By Ian Parkinson
I could, of course, explain my more base motivations, the uglier side of why I write, if you wish to call it ugly. I want to be famous. I want to have lots of money. When I was young I imagined myself living in a mansion surrounded by a landscape of trees. I have always had a fascination with Russia. I can at least trace this particular fascination back to a photograph in a book I found I don’t know where, a photograph of a wooden hut half buried in snow. I don’t know why this hut intrigued me as it did, beyond the gnarled, worn beams of wood from which it had been constructed, and the thick, beautiful curve of snow resting on the roof.

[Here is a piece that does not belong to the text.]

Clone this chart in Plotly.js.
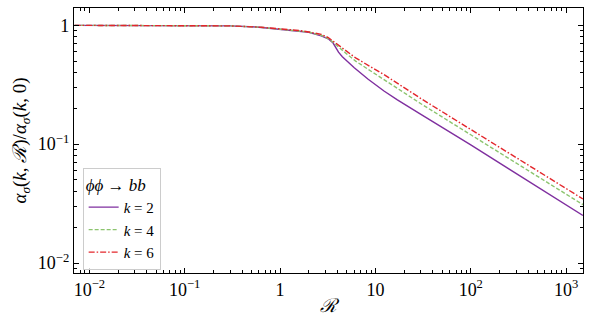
<!DOCTYPE html>
<html>
<head>
<meta charset="utf-8">
<script src="https://cdn.plot.ly/plotly-3.0.1.min.js"></script>
<style>
  html, body { margin: 0; padding: 0; background: #fff; }
  #myDiv { width: 591px; height: 327px; }
</style>
</head>
<body>
<div id="myDiv"></div>
<script>
// Datos
var rK2 = [0.007, 0.01, 0.03, 0.1, 0.3, 0.6, 1.0, 1.6, 2.0, 2.7, 3.2, 3.6, 3.9, 4.1, 4.5, 5.0, 6.0, 8.4, 12.3, 17, 22.6, 30, 100, 300, 1000, 1500];
var aK2 = [1.0, 1.0, 1.0, 0.998, 0.99, 0.965, 0.93, 0.90, 0.875, 0.815, 0.77, 0.71, 0.64, 0.595, 0.545, 0.505, 0.44, 0.352, 0.28, 0.236, 0.204, 0.178, 0.0985, 0.0565, 0.0308, 0.0251];

var rK4 = [0.007, 0.01, 0.03, 0.1, 0.3, 0.6, 1.0, 1.6, 2.0, 2.7, 3.2, 3.6, 4.1, 5.0, 6.2, 12.3, 30, 100, 300, 1000, 1500];
var aK4 = [1.0, 1.0, 1.0, 0.998, 0.99, 0.966, 0.932, 0.903, 0.878, 0.825, 0.775, 0.72, 0.655, 0.575, 0.50, 0.349, 0.219, 0.120, 0.069, 0.038, 0.031];

var rK6 = [0.007, 0.01, 0.03, 0.1, 0.3, 0.6, 1.0, 1.6, 2.0, 2.7, 3.2, 3.6, 4.1, 5.0, 6.2, 12.3, 25, 30, 100, 300, 1000, 1500];
var aK6 = [1.0, 1.0, 1.0, 0.998, 0.99, 0.967, 0.935, 0.905, 0.88, 0.84, 0.79, 0.735, 0.675, 0.60, 0.532, 0.385, 0.265, 0.242, 0.133, 0.0769, 0.0423, 0.0346];

var xTickVals = [0.01, 0.1, 1, 10, 100, 1000];
var xTickText = ['10<sup>−2</sup>', '10<sup>−1</sup>', '1', '10', '10<sup>2</sup>', '10<sup>3</sup>'];
var yTickVals = [0.01, 0.1, 1];
var yTickText = ['10<sup>−2</sup>', '10<sup>−1</sup>', '1'];

// ticks menores 2..9 de cada decada
function minorTicks(lo, hi) {
    var t = [];
    for (var e = lo; e <= hi; e++) {
        for (var m = 2; m < 10; m++) {
            t.push(m * Math.pow(10, e));
        }
    }
    return t;
}

var fuente = "Liberation Serif";

var traceK2 = {
    x: rK2, y: aK2, mode: 'lines', name: '<i>k</i> = 2',
    line: { color: '#7f2f9f', width: 1.4 }
};
var traceK4 = {
    x: rK4, y: aK4, mode: 'lines', name: '<i>k</i> = 4',
    line: { color: '#8cc46e', width: 1.4, dash: '4px,2px' }
};
var traceK6 = {
    x: rK6, y: aK6, mode: 'lines', name: '<i>k</i> = 6',
    line: { color: '#e3262b', width: 1.4, dash: '6px,2px,1.5px,2px' }
};

var ejeComun = {
    type: 'log',
    showgrid: false,
    zeroline: false,
    showline: true,
    linecolor: '#000',
    linewidth: 1.2,
    mirror: 'allticks',
    ticks: 'inside',
    ticklen: 5,
    tickwidth: 1,
    tickcolor: '#000',
    tickmode: 'array',
    tickfont: { family: fuente, size: 18, color: '#000' }
};

var layout = {
    width: 591,
    height: 327,
    paper_bgcolor: '#fff',
    plot_bgcolor: '#fff',
    margin: { l: 74, r: 8, t: 8, b: 54 },
    font: { family: fuente, color: '#000' },
    xaxis: Object.assign({}, ejeComun, {
        range: [-2.161, 3.177],
        tickvals: xTickVals,
        ticktext: xTickText,
        minor: { ticks: 'inside', ticklen: 3, tickcolor: '#000', tickmode: 'array', tickvals: minorTicks(-3, 3) },
        title: { text: '<i>ℛ</i>', font: { family: fuente, size: 19 }, standoff: 0 }
    }),
    yaxis: Object.assign({}, ejeComun, {
        range: [-2.084, 0.146],
        tickvals: yTickVals,
        ticktext: yTickText,
        minor: { ticks: 'inside', ticklen: 3, tickcolor: '#000', tickmode: 'array', tickvals: minorTicks(-3, 0) },
        title: { text: '<i>α<sub>σ</sub></i>(<i>k</i>, <i>ℛ</i>)/<i>α<sub>σ</sub></i>(<i>k</i>, 0)', font: { family: fuente, size: 19 }, standoff: 6 }
    }),
    legend: {
        x: 0.017, y: 0.012, xanchor: 'left', yanchor: 'bottom',
        bgcolor: 'rgba(255,255,255,0.8)',
        bordercolor: '#cccccc',
        borderwidth: 1,
        font: { family: fuente, size: 15, color: '#000' },
        title: { text: '<i>ϕϕ</i> → <i>bb</i>', font: { family: fuente, size: 17 } },
        tracegroupgap: 0
    },
    showlegend: true
};

var config = { staticPlot: true, responsive: false };

Plotly.newPlot('myDiv', [traceK2, traceK4, traceK6], layout, config);
</script>
</body>
</html>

Over the years, still a child, when I imagined myself living with a wife, I made certain improvements, added a bedroom, a heated bathroom, a large roaring fire, and the hut gradually became a mansion to which I could escape when I was dreaming of becoming a ‘writer’.
To my mind a ‘writer’ was someone who wrote horror books. I don’t remember which horror books I read, but my grandmother would buy them for me in boxes by a subscription advertised on the back of a magazine. Perhaps she had given me the Russian book, though I doubt it, because I never saw her reading anything but romantic novels set at some safe distance in the past. My grandmother was, I thought, a fluent speaker of Russian, German and Italian, and I would sit and listen to her speak those languages, a little from each in turn, requesting a sentence in one or the other. Looking back now, it seems obvious to me that it was only a game, that she could speak neither Russian, German or Italian, and that her long, flowing sentences in each were nothing but a babble of nonsense.
Like my grandmother, I became good at lying, too. I told my friends that I came from Italy or Russia or France – for some unknown reason, many of my relatives had visibly darker skin than is usual for northern England. Again and again, I would use every available opportunity to lie. A broken window, stolen money, a punctured bicycle tyre. The truth never seemed to be enough. But lying is common to all children. In truth, I still lie, on the page, of course, but also in public when I am speaking to strangers. Sometimes I lie to friends and relatives. Do we all do this? I don’t know. Perhaps I’m not very special in this regard either.
I suppose we are in the habit of thinking that writers are in some way special. My ego, too, wishes to be inflated and caressed. But writing is a hobby or a profession like any other. We are born and we die, and in-between we do something to earn a little money. Or not, as the case may be.